Guide to tracing ancestors

Ian Maxwell with copies of his book. INPT10-015
Ian Maxwell with copies of his book. INPT10-015

If your surname is Nixon, Dixon, Anderson, Beattie or Graham then the chances are your ancestors were driven out of England in the reign of James 1 for misdemeanours such as cattle rustling.

This is just one of the fascinating facts unearthed by Bleary man Dr Ian Maxwell - whose surname also joins 
the illustrious list above - during the research for his latest book.

‘Tracing Your Scottish Ancestors’ is Ian’s second edition of the book, updated to include new information, and reflects a growing interest among the public in tracing their ancestry.

Said Ian, “I think TV series such as ‘Who do you think you are?’, which had even 
Jeremy Paxman reduced to tears, and the growth of Ulster Scots has contributed to this interest.”

The book looks at the history of the Scottish people and their everyday life, starting around the 1600s, and provides guidance on records and how to use them to trace family history.

Ian’s interest in history dates back to his student days when he did a PhD in Irish History.

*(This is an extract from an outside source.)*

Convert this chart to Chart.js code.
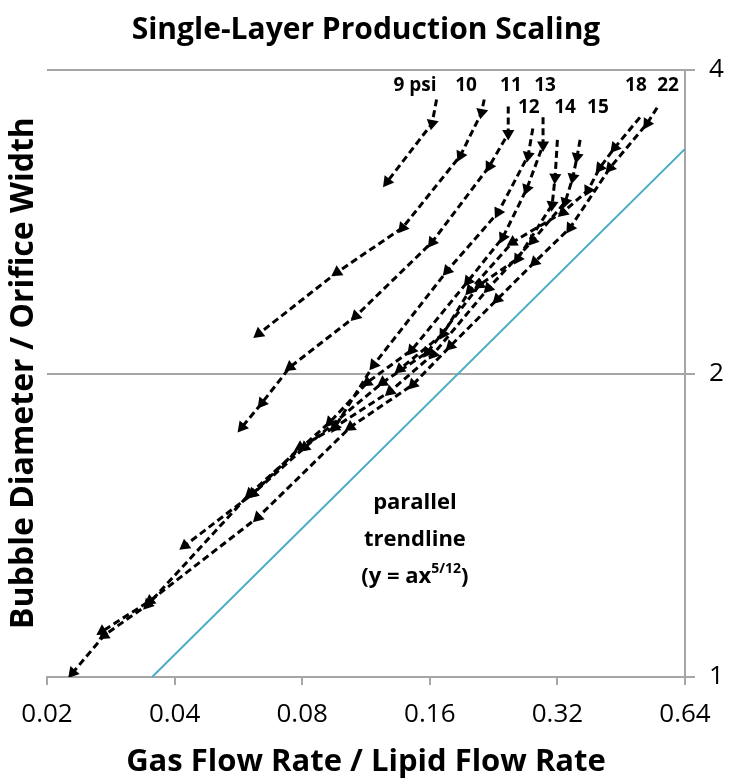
<!DOCTYPE html>
<html>
<head>
<meta charset="utf-8">
<script src="https://cdn.jsdelivr.net/npm/chart.js@4.4.1/dist/chart.umd.min.js"></script>
<style>
  html, body { margin: 0; padding: 0; background: #fff; }
  #wrap { width: 733px; height: 781px; }
</style>
</head>
<body>
<div id="wrap"><canvas id="scalingChart"></canvas></div>
<script>
// axis ticks
const xTicks = [0.02, 0.04, 0.08, 0.16, 0.32, 0.64];
const yTicks = [1, 2, 4];

// each pressure run (first point = start, no arrow)
const psi9X = [0.166, 0.162, 0.127];
const psi9Y = [3.74, 3.54, 3.10];
const psi10X = [0.215, 0.212, 0.189, 0.138, 0.0967, 0.0632];
const psi10Y = [3.74, 3.63, 3.29, 2.79, 2.52, 2.19];
const psi11X = [0.245, 0.245, 0.221, 0.162, 0.107, 0.0749, 0.0643, 0.0577];
const psi11Y = [3.68, 3.46, 3.21, 2.70, 2.28, 2.03, 1.87, 1.77];
const psi12X = [0.280, 0.273, 0.232, 0.176, 0.118, 0.0956, 0.0791, 0.0612, 0.0423];
const psi12Y = [3.50, 3.29, 2.89, 2.53, 2.04, 1.77, 1.69, 1.52, 1.35];
const psi13X = [0.296, 0.296, 0.271, 0.238, 0.197, 0.145, 0.114, 0.093, 0.0602, 0.0346, 0.0273, 0.0230];
const psi13Y = [3.59, 3.37, 3.05, 2.73, 2.47, 2.11, 1.96, 1.79, 1.52, 1.18, 1.10, 1.01];
const psi14X = [0.320, 0.316, 0.311, 0.258, 0.210, 0.158, 0.124, 0.0812, 0.0612];
const psi14Y = [3.41, 3.13, 2.94, 2.60, 2.45, 2.10, 1.96, 1.69, 1.52];
const psi15X = [0.362, 0.356, 0.348, 0.334, 0.280, 0.220, 0.163, 0.129, 0.0956];
const psi15Y = [3.41, 3.28, 3.13, 2.96, 2.71, 2.43, 2.09, 1.92, 1.77];
const psi18X = [0.501, 0.437, 0.403, 0.378, 0.330, 0.251, 0.199, 0.172, 0.136];
const psi18Y = [3.59, 3.35, 3.20, 3.04, 2.89, 2.70, 2.42, 2.19, 2.02];
const psi22X = [0.550, 0.521, 0.426, 0.343, 0.283, 0.231, 0.179, 0.146, 0.104, 0.0629, 0.0350, 0.0270];
const psi22Y = [3.67, 3.54, 3.20, 2.79, 2.58, 2.37, 2.13, 1.95, 1.77, 1.44, 1.19, 1.11];

// parallel trendline end points
const trendX = [0.0354, 0.64];
const trendY = [1.0, 3.34];

// pressure labels at the top of each run
const psiLabels = ['9 psi', '10', '11', '13', '18', '22', '12', '14', '15'];
const psiLabelX = [0.1476, 0.1948, 0.2486, 0.2992, 0.4904, 0.5836, 0.2740, 0.3336, 0.3989];
const psiLabelY = [3.86, 3.86, 3.86, 3.86, 3.86, 3.86, 3.67, 3.67, 3.67];

const runs = [
  [psi9X, psi9Y], [psi10X, psi10Y], [psi11X, psi11Y], [psi12X, psi12Y], [psi13X, psi13Y],
  [psi14X, psi14Y], [psi15X, psi15Y], [psi18X, psi18Y], [psi22X, psi22Y]
];

const FONT = '"Open Sans", Lato, sans-serif';
const GRID = '#a6a6a6';

function toPoints(xs, ys) {
  return xs.map((x, i) => ({ x: x, y: ys[i] }));
}

// rotate each triangle so it points along the segment that ends at it
function arrowAngle(ctx) {
  const d = ctx.dataset.data, i = ctx.dataIndex;
  if (!i) return 0;
  const sx = ctx.chart.scales.x, sy = ctx.chart.scales.y;
  const dx = sx.getPixelForValue(d[i].x) - sx.getPixelForValue(d[i - 1].x);
  const dy = sy.getPixelForValue(d[i].y) - sy.getPixelForValue(d[i - 1].y);
  return Math.atan2(dx, -dy) * 180 / Math.PI;
}

const datasets = runs.map(r => ({
  data: toPoints(r[0], r[1]),
  showLine: true,
  borderColor: '#000',
  backgroundColor: '#000',
  borderWidth: 3,
  borderDash: [7, 4],
  pointStyle: 'triangle',
  pointRadius: ctx => ctx.dataIndex === 0 ? 0 : 7,
  pointBorderWidth: 0,
  pointRotation: arrowAngle
}));

datasets.push({
  data: toPoints(trendX, trendY),
  showLine: true,
  borderColor: '#4bacc6',
  borderWidth: 2,
  pointRadius: 0
});

const textPlugin = {
  id: 'texts',
  afterDraw(chart) {
    const c = chart.ctx, sx = chart.scales.x, sy = chart.scales.y;
    c.save();
    c.fillStyle = '#000';
    c.textAlign = 'center';
    c.textBaseline = 'middle';

    c.font = 'bold 30px ' + FONT;
    c.fillText('Single-Layer Production Scaling', 366, 30);

    c.save();
    c.translate(24, 373);
    c.rotate(-Math.PI / 2);
    c.font = 'bold 32px ' + FONT;
    c.fillText('Bubble Diameter / Orifice Width', 0, 0);
    c.restore();

    c.font = 'bold 19px ' + FONT;
    psiLabels.forEach((t, i) => {
      c.fillText(t, sx.getPixelForValue(psiLabelX[i]), sy.getPixelForValue(psiLabelY[i]));
    });

    const tx = sx.getPixelForValue(0.1476);
    c.font = 'bold 22px ' + FONT;
    c.fillText('parallel', tx, sy.getPixelForValue(1.488));
    c.fillText('trendline', tx, sy.getPixelForValue(1.367));
    const ty = sy.getPixelForValue(1.257);
    const a = '(y = ax', b = '5/12', e = ')';
    const wa = c.measureText(a).width, we = c.measureText(e).width;
    c.font = 'bold 14px ' + FONT;
    const wb = c.measureText(b).width;
    let x0 = tx - (wa + wb + we) / 2;
    c.textAlign = 'left';
    c.font = 'bold 22px ' + FONT;
    c.fillText(a, x0, ty);
    c.font = 'bold 14px ' + FONT;
    c.fillText(b, x0 + wa, ty - 8);
    c.font = 'bold 22px ' + FONT;
    c.fillText(e, x0 + wa + wb, ty);
    c.restore();
  }
};

new Chart(document.getElementById('scalingChart'), {
  type: 'scatter',
  data: { datasets: datasets },
  options: {
    responsive: true,
    maintainAspectRatio: false,
    animation: false,
    layout: { padding: { left: 47, right: 8, top: 70, bottom: 0 } },
    plugins: { legend: { display: false }, tooltip: { enabled: false } },
    scales: {
      x: {
        type: 'logarithmic',
        min: 0.02,
        max: 0.64,
        afterBuildTicks: axis => { axis.ticks = xTicks.map(v => ({ value: v })); },
        afterFit: axis => { axis.height = 104; },
        ticks: {
          autoSkip: false,
          maxRotation: 0,
          padding: 14,
          color: '#000',
          font: { family: FONT, size: 26 },
          callback: v => String(v)
        },
        grid: { drawOnChartArea: false, drawTicks: true, tickLength: 8, color: GRID, lineWidth: 2 },
        border: { color: GRID, width: 2 },
        title: {
          display: true,
          text: 'Gas Flow Rate / Lipid Flow Rate',
          color: '#000',
          font: { family: FONT, size: 31, weight: 'bold' },
          padding: { top: 8, bottom: 0 }
        }
      },
      y: {
        type: 'logarithmic',
        position: 'right',
        min: 1,
        max: 4,
        afterBuildTicks: axis => { axis.ticks = yTicks.map(v => ({ value: v })); },
        afterFit: axis => { axis.width = 40; },
        ticks: {
          autoSkip: false,
          padding: 14,
          color: '#000',
          font: { family: FONT, size: 26 },
          callback: v => String(v)
        },
        grid: { drawTicks: true, tickLength: 10, color: GRID, lineWidth: 2 },
        border: { color: GRID, width: 2 }
      }
    }
  },
  plugins: [textPlugin]
});
</script>
</body>
</html>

He also worked for the Public Records Office in Belfast for a number of years, where he became fascinated by the everyday life of ordinary people in days gone by.

He said, “It used to be Americans, Canadians and Australians who came in looking to trace their family history but as time went on, more and more people from Northern Ireland were researching their family trees.”

Ian, a civil servant, who writes in his spare time, 
is passionate about genealogy, which he says “brings history to life in such a wonderful way”.

Just two years ago he went to Normandy with his wife Valerie and sons Scott and Callum, then aged 12 and eight, and visited the grave of his grandmother’s uncle, Geordie Ryan, originally from Laurelvale, who died in the First World War.

He said, “Initially, the boys were not interested in going but when we got there they were really moved and now 
they take an interest in anything to do with the war.”

Ian also writes for family history magazines and gives talks. And it was during some research for an article on the Northern Irish Fusiliers that he discovered his great-grandfather Harry had been wounded in the Boer War, and 
not the First World War as he had always believed.

He has written two other books for the same publisher (Pen and Sword Books) - ‘Tracing Your Northern Irish Ancestors’ and ‘Tracing Your 
Irish Ancestors’, as well as a history book, ‘Everyday Life in 19th Century Ireland’.